To remedy this, try reaching out to former students to see what they’re up to. Did they go to college? Join the military? Go into the workforce? Tracking down students isn’t always easy, but if you can find a handful of students each year and share those students’ successes with your teachers, you will put things into perspective for your teachers. They will feel more satisfied with the work they’re doing when they can see the proof of just how meaningful it truly is.
6. Establish a community.
When you work with people you understand and enjoy being around, you like your job more.
That’s why it’s so important to set up more opportunities for your teachers to get to know each other and make deeper connections.
Building a tighter-knit community of teachers doesn’t have to center on a cheesy team-building exercise; in fact, it probably shouldn’t. Instead, try to facilitate on-going groups based on interests. Just as students have extracurricular activities, teachers have hobbies outside of school. If you poll your teachers to see what their interests are, and find out that the majority of them enjoy, for example, a certain TV show, why not set up a weekly viewing party?
Remember, teamwork happens at work, but team-building needs to happen on a more-personal level.
7. Facilitate improved parent communication.
Take the initiative to guide your teachers through parent communication best practices. The better teachers and parents communicate with one another, the better they will understand one another. In turn, this will make the job less difficult because teachers will have allies at home. When parents and teachers are on the same page, it’s much easier to get more out of the students in the classroom.
One former principal, Scott Hagy of Pennsylvania, suggests encouraging teachers to call parents every so often with positive feedback.
Says Mr. Hagy:
“This builds trust between parent and teacher. If the parent knows a teacher is willing to give positive feedback, then the parent will be more likely to believe the teacher — and take the teacher’s side — the next time the teacher has to give negative feedback regarding discipline, effort, or other issues.

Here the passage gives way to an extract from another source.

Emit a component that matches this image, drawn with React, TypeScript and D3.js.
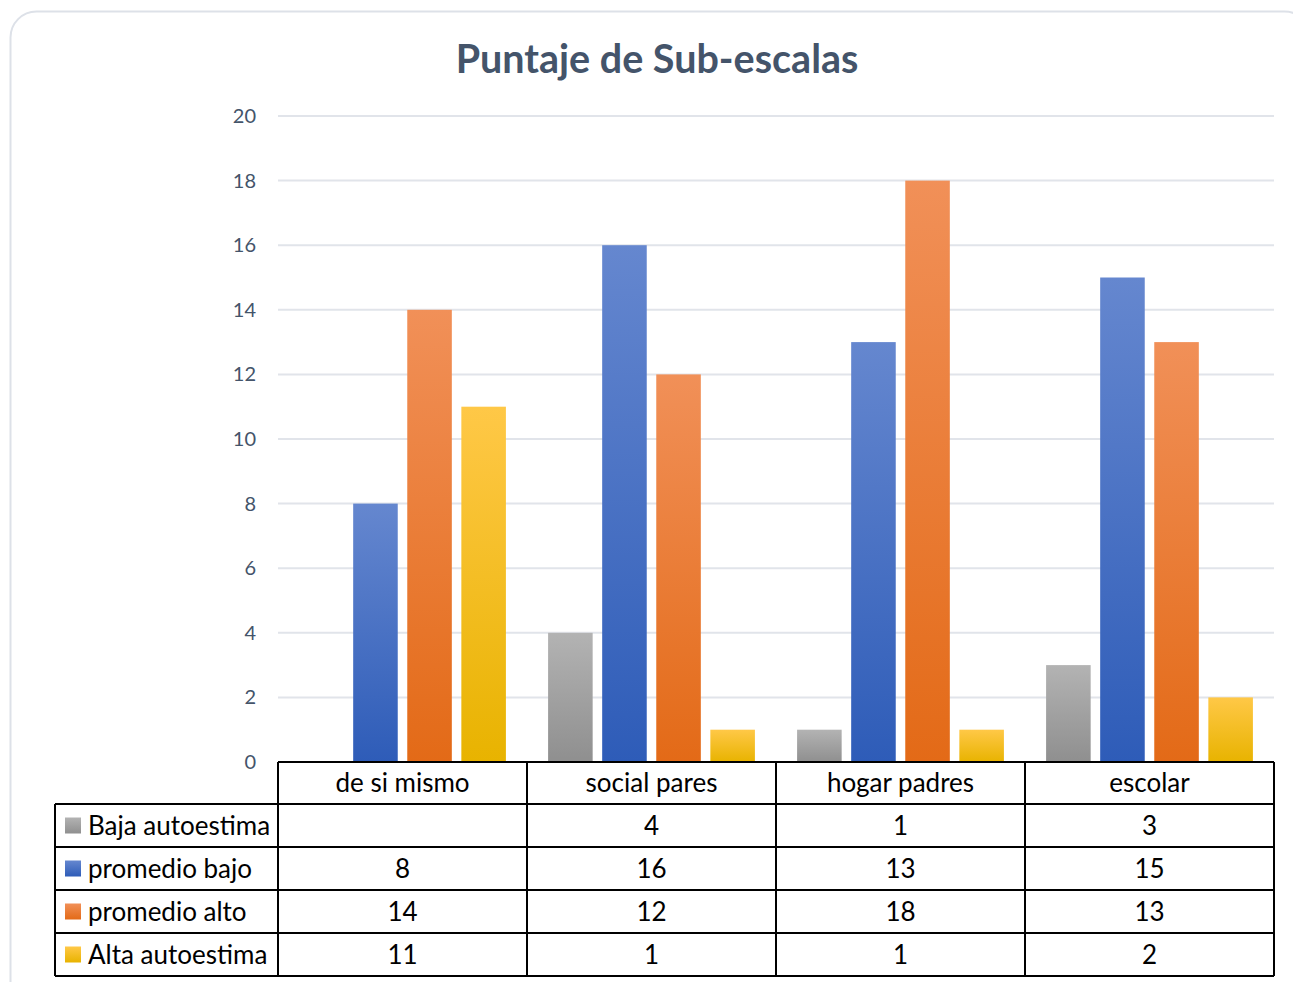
import React from "react";
import * as d3 from "d3";

const categories = ["de si mismo", "social pares", "hogar padres", "escolar"];
const seriesNames = ["Baja autoestima", "promedio bajo", "promedio alto", "Alta autoestima"];
const bajaAutoestima: (number | null)[] = [null, 4, 1, 3];
const promedioBajo: (number | null)[] = [8, 16, 13, 15];
const promedioAlto: (number | null)[] = [14, 12, 18, 13];
const altaAutoestima: (number | null)[] = [11, 1, 1, 2];
const yTicks = [0, 2, 4, 6, 8, 10, 12, 14, 16, 18, 20];

const seriesValues = [bajaAutoestima, promedioBajo, promedioAlto, altaAutoestima];
const gradients = [
  { id: "gGray", top: "#B3B3B3", bottom: "#8F8F8F" },
  { id: "gBlue", top: "#6587CF", bottom: "#2E5CB8" },
  { id: "gOrange", top: "#F19058", bottom: "#E36A17" },
  { id: "gYellow", top: "#FFC847", bottom: "#E8B300" },
];

const FONT = "Lato, 'Noto Sans', sans-serif";

export default function App() {
  const W = 1293;
  const H = 982;
  const left = 278;
  const right = 1274;
  const top = 116;
  const bottom = 762;
  const x = d3.scaleBand<string>().domain(categories).range([left, right]).paddingInner(0).paddingOuter(0);
  const xi = d3
    .scaleBand<number>()
    .domain([0, 1, 2, 3])
    .range([0, x.bandwidth()])
    .paddingInner(0.176)
    .paddingOuter(0.39);
  const y = d3.scaleLinear().domain([0, 20]).range([bottom, top]);

  const rowH = 43;
  const tableLeft = 55;
  const headerTop = bottom;
  const headerBottom = bottom + 42;
  const rowTops = seriesNames.map((_, i) => headerBottom + i * rowH);
  const tableBottom = headerBottom + seriesNames.length * rowH;
  const fs = 26;

  return (
    <svg
      width={W}
      height={H}
      style={{ position: "absolute", left: 0, top: 0, display: "block", background: "#fff" }}
      fontFamily={FONT}
    >
      <defs>
        {gradients.map((g) => (
          <linearGradient key={g.id} id={g.id} x1="0" y1="0" x2="0" y2="1">
            <stop offset="0" stopColor={g.top} />
            <stop offset="1" stopColor={g.bottom} />
          </linearGradient>
        ))}
      </defs>
      <rect x={10.5} y={11.5} width={1300} height={1000} rx={26} fill="#fff" stroke="#DDE1E8" strokeWidth={2} />

      <text x={657} y={73} textAnchor="middle" fontSize={39.5} fontWeight="bold" fill="#44546A">
        Puntaje de Sub-escalas
      </text>

      {yTicks.map((t) => (
        <g key={t}>
          {t > 0 && <line x1={left} x2={right} y1={y(t)} y2={y(t)} stroke="#E1E4EA" strokeWidth={2} />}
          <text x={256} y={y(t)} dy="0.35em" textAnchor="end" fontSize={20} fill="#44546A">
            {t}
          </text>
        </g>
      ))}

      {categories.map((c, ci) => (
        <g key={c}>
          {seriesValues.map((vals, si) => {
            const v = vals[ci];
            if (v == null) return null;
            const bx = (x(c) as number) + (xi(si) as number);
            return (
              <rect
                key={si}
                x={bx}
                y={y(v)}
                width={xi.bandwidth()}
                height={y(0) - y(v)}
                fill={`url(#${gradients[si].id})`}
              />
            );
          })}
        </g>
      ))}

      {/* data table */}
      <g stroke="#000" strokeWidth={2}>
        <line x1={left} x2={right} y1={headerTop} y2={headerTop} />
        {rowTops.map((rt) => (
          <line key={rt} x1={tableLeft} x2={right} y1={rt} y2={rt} />
        ))}
        <line x1={tableLeft} x2={right} y1={tableBottom} y2={tableBottom} />
        <line x1={tableLeft} x2={tableLeft} y1={headerBottom} y2={tableBottom} />
        {categories.map((c) => (
          <line key={c} x1={x(c) as number} x2={x(c) as number} y1={headerTop} y2={tableBottom} />
        ))}
        <line x1={right} x2={right} y1={headerTop} y2={tableBottom} />
      </g>

      {categories.map((c) => (
        <text
          key={c}
          x={(x(c) as number) + x.bandwidth() / 2}
          y={(headerTop + headerBottom) / 2}
          dy="0.35em"
          textAnchor="middle"
          fontSize={fs}
          fill="#000"
        >
          {c}
        </text>
      ))}

      {seriesNames.map((s, si) => {
        const cy = rowTops[si] + rowH / 2;
        return (
          <g key={s}>
            <rect x={65} y={cy - 8} width={16} height={16} fill={`url(#${gradients[si].id})`} />
            <text x={88} y={cy} dy="0.35em" fontSize={fs} fill="#000">
              {s}
            </text>
            {categories.map((c, ci) => {
              const v = seriesValues[si][ci];
              if (v == null) return null;
              return (
                <text
                  key={c}
                  x={(x(c) as number) + x.bandwidth() / 2}
                  y={cy}
                  dy="0.35em"
                  textAnchor="middle"
                  fontSize={fs}
                  fill="#000"
                >
                  {v}
                </text>
              );
            })}
          </g>
        );
      })}
    </svg>
  );
}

The parent, then, becomes an asset and an ally to the teacher, rather than an obstacle.”
Creative Benefits
8. Provide benefits based on buying power.

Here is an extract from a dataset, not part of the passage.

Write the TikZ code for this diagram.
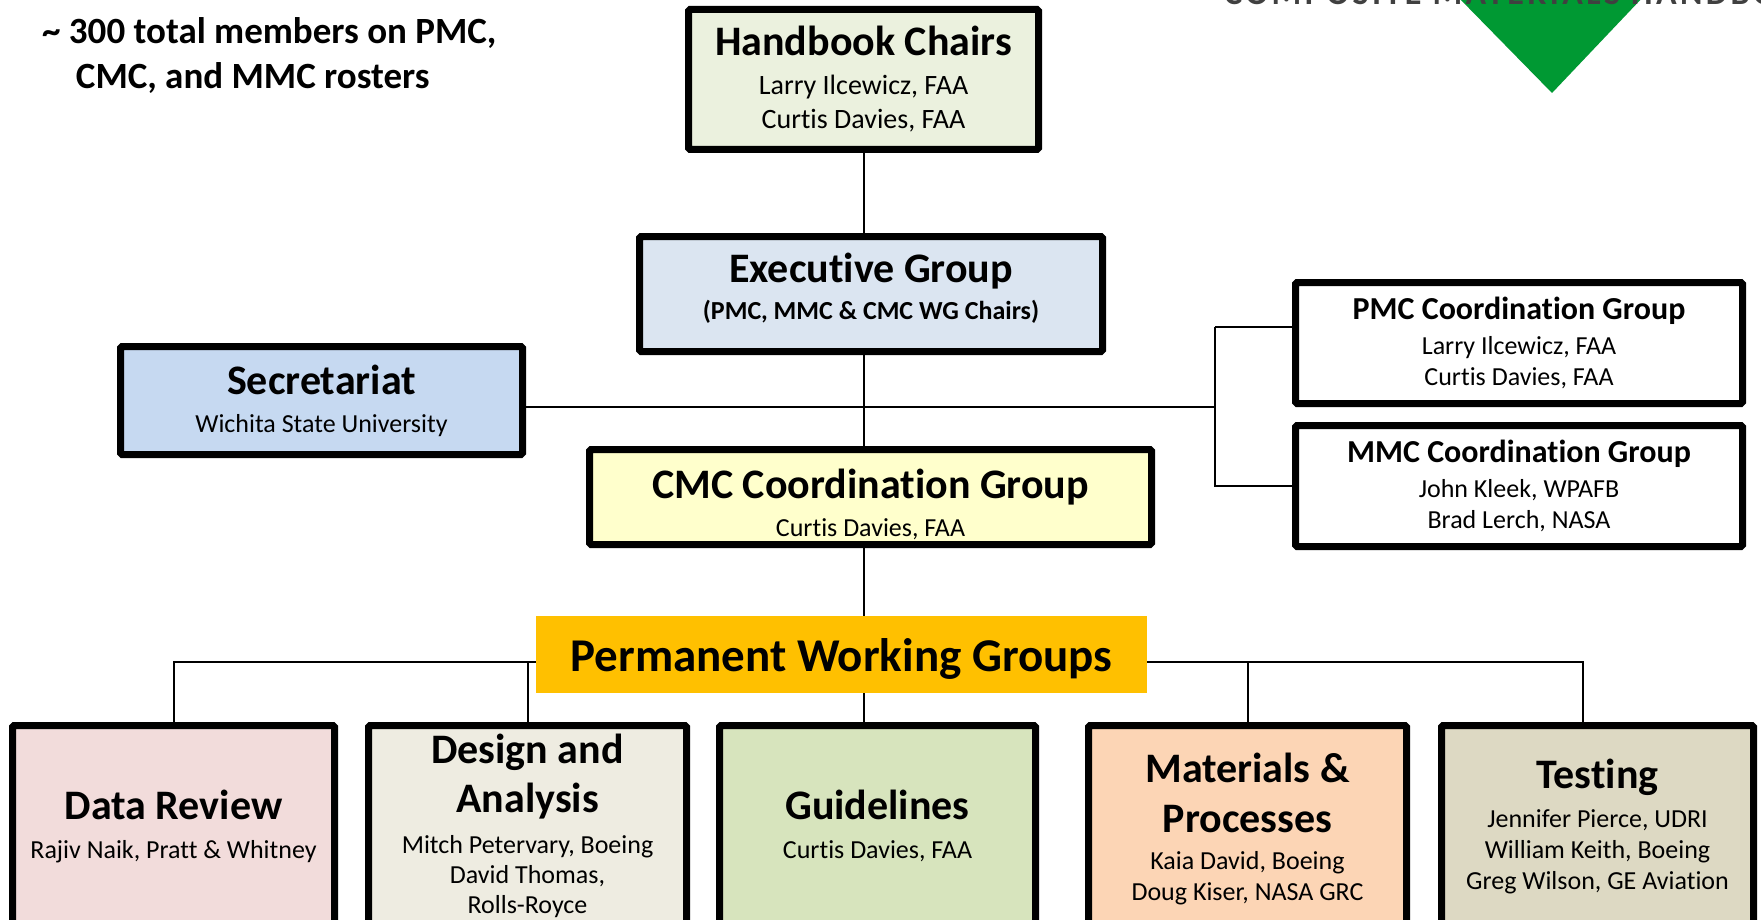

While you may not be able to increase your budget to offer higher salaries, you can use your school’s buying power as a consolidated group to offer enticing benefits.
Some schools already are using their buying power to offer teachers eligibility for low-interest car loans, student loan debt reduction, or any number of other benefits that no one teacher could get as an individual.
Schools are pillars of their communities, so don’t overlook your community’s potential to help incentivize teachers to stay at your school. What deals might you be able to work out with your local bank or credit union? Your local car dealership or grocery store? Each community is unique, and unique benefits have a distinct competitive advantage when it comes to attracting and retaining talented faculty members.